%%

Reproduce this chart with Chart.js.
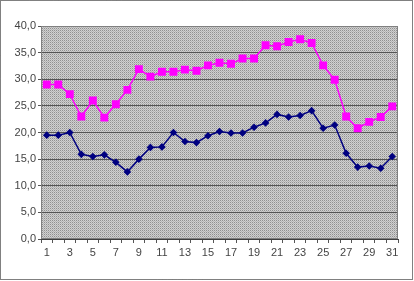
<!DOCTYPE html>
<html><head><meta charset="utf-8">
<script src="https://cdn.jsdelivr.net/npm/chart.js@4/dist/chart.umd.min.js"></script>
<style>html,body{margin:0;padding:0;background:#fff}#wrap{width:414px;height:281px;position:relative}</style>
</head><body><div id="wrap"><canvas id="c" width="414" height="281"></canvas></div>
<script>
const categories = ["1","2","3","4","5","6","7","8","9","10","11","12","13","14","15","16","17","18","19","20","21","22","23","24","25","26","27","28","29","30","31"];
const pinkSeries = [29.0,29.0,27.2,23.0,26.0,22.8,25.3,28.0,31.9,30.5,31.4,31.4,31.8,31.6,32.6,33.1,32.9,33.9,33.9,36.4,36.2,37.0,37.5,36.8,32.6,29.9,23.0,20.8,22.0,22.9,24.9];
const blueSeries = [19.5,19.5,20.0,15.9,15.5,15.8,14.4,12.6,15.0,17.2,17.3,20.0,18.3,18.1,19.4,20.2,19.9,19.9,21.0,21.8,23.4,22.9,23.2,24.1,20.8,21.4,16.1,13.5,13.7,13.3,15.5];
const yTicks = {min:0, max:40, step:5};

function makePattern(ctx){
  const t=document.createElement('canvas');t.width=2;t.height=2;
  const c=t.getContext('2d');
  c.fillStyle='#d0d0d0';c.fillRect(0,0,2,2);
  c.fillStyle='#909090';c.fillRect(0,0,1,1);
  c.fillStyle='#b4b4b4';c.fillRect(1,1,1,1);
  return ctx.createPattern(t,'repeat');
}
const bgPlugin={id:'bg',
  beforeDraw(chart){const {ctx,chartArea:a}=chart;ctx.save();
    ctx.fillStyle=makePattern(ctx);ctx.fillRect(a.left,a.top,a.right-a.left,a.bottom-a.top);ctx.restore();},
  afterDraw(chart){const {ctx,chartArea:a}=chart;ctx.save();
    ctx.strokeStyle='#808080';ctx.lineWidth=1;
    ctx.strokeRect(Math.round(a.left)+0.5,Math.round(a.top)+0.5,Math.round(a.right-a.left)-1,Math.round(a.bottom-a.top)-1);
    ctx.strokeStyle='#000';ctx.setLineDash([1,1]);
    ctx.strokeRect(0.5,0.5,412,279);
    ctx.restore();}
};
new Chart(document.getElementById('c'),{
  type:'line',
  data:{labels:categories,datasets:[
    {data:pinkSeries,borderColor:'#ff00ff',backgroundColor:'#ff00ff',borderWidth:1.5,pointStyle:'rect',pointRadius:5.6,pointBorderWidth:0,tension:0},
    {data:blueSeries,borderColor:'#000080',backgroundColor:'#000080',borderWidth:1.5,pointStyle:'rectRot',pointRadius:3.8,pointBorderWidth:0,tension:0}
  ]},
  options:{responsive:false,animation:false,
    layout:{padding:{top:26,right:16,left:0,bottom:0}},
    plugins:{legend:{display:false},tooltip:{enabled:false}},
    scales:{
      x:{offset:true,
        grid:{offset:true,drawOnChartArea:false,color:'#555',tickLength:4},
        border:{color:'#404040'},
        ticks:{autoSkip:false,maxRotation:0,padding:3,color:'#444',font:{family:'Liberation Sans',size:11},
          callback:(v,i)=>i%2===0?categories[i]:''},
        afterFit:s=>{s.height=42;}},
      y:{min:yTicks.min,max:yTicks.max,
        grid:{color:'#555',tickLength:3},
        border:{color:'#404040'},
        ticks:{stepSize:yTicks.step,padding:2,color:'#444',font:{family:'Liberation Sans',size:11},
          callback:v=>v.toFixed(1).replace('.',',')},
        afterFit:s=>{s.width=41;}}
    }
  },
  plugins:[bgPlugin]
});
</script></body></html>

%%

Problem: Quote the data exactly, leaving every image out of the copy.

Written response:
Reproduce this chart with Chart.js.
<!DOCTYPE html>
<html><head><meta charset="utf-8">
<script src="https://cdn.jsdelivr.net/npm/chart.js@4/dist/chart.umd.min.js"></script>
<style>html,body{margin:0;padding:0;background:#fff}#wrap{width:414px;height:281px;position:relative}</style>
</head><body><div id="wrap"><canvas id="c" width="414" height="281"></canvas></div>
<script>
const categories = ["1","2","3","4","5","6","7","8","9","10","11","12","13","14","15","16","17","18","19","20","21","22","23","24","25","26","27","28","29","30","31"];
const pinkSeries = [29.0,29.0,27.2,23.0,26.0,22.8,25.3,28.0,31.9,30.5,31.4,31.4,31.8,31.6,32.6,33.1,32.9,33.9,33.9,36.4,36.2,37.0,37.5,36.8,32.6,29.9,23.0,20.8,22.0,22.9,24.9];
const blueSeries = [19.5,19.5,20.0,15.9,15.5,15.8,14.4,12.6,15.0,17.2,17.3,20.0,18.3,18.1,19.4,20.2,19.9,19.9,21.0,21.8,23.4,22.9,23.2,24.1,20.8,21.4,16.1,13.5,13.7,13.3,15.5];
const yTicks = {min:0, max:40, step:5};

function makePattern(ctx){
  const t=document.createElement('canvas');t.width=2;t.height=2;
  const c=t.getContext('2d');
  c.fillStyle='#d0d0d0';c.fillRect(0,0,2,2);
  c.fillStyle='#909090';c.fillRect(0,0,1,1);
  c.fillStyle='#b4b4b4';c.fillRect(1,1,1,1);
  return ctx.createPattern(t,'repeat');
}
const bgPlugin={id:'bg',
  beforeDraw(chart){const {ctx,chartArea:a}=chart;ctx.save();
    ctx.fillStyle=makePattern(ctx);ctx.fillRect(a.left,a.top,a.right-a.left,a.bottom-a.top);ctx.restore();},
  afterDraw(chart){const {ctx,chartArea:a}=chart;ctx.save();
    ctx.strokeStyle='#808080';ctx.lineWidth=1;
    ctx.strokeRect(Math.round(a.left)+0.5,Math.round(a.top)+0.5,Math.round(a.right-a.left)-1,Math.round(a.bottom-a.top)-1);
    ctx.strokeStyle='#000';ctx.setLineDash([1,1]);
    ctx.strokeRect(0.5,0.5,412,279);
    ctx.restore();}
};
new Chart(document.getElementById('c'),{
  type:'line',
  data:{labels:categories,datasets:[
    {data:pinkSeries,borderColor:'#ff00ff',backgroundColor:'#ff00ff',borderWidth:1.5,pointStyle:'rect',pointRadius:5.6,pointBorderWidth:0,tension:0},
    {data:blueSeries,borderColor:'#000080',backgroundColor:'#000080',borderWidth:1.5,pointStyle:'rectRot',pointRadius:3.8,pointBorderWidth:0,tension:0}
  ]},
  options:{responsive:false,animation:false,
    layout:{padding:{top:26,right:16,left:0,bottom:0}},
    plugins:{legend:{display:false},tooltip:{enabled:false}},
    scales:{
      x:{offset:true,
        grid:{offset:true,drawOnChartArea:false,color:'#555',tickLength:4},
        border:{color:'#404040'},
        ticks:{autoSkip:false,maxRotation:0,padding:3,color:'#444',font:{family:'Liberation Sans',size:11},
          callback:(v,i)=>i%2===0?categories[i]:''},
        afterFit:s=>{s.height=42;}},
      y:{min:yTicks.min,max:yTicks.max,
        grid:{color:'#555',tickLength:3},
        border:{color:'#404040'},
        ticks:{stepSize:yTicks.step,padding:2,color:'#444',font:{family:'Liberation Sans',size:11},
          callback:v=>v.toFixed(1).replace('.',',')},
        afterFit:s=>{s.width=41;}}
    }
  },
  plugins:[bgPlugin]
});
</script></body></html>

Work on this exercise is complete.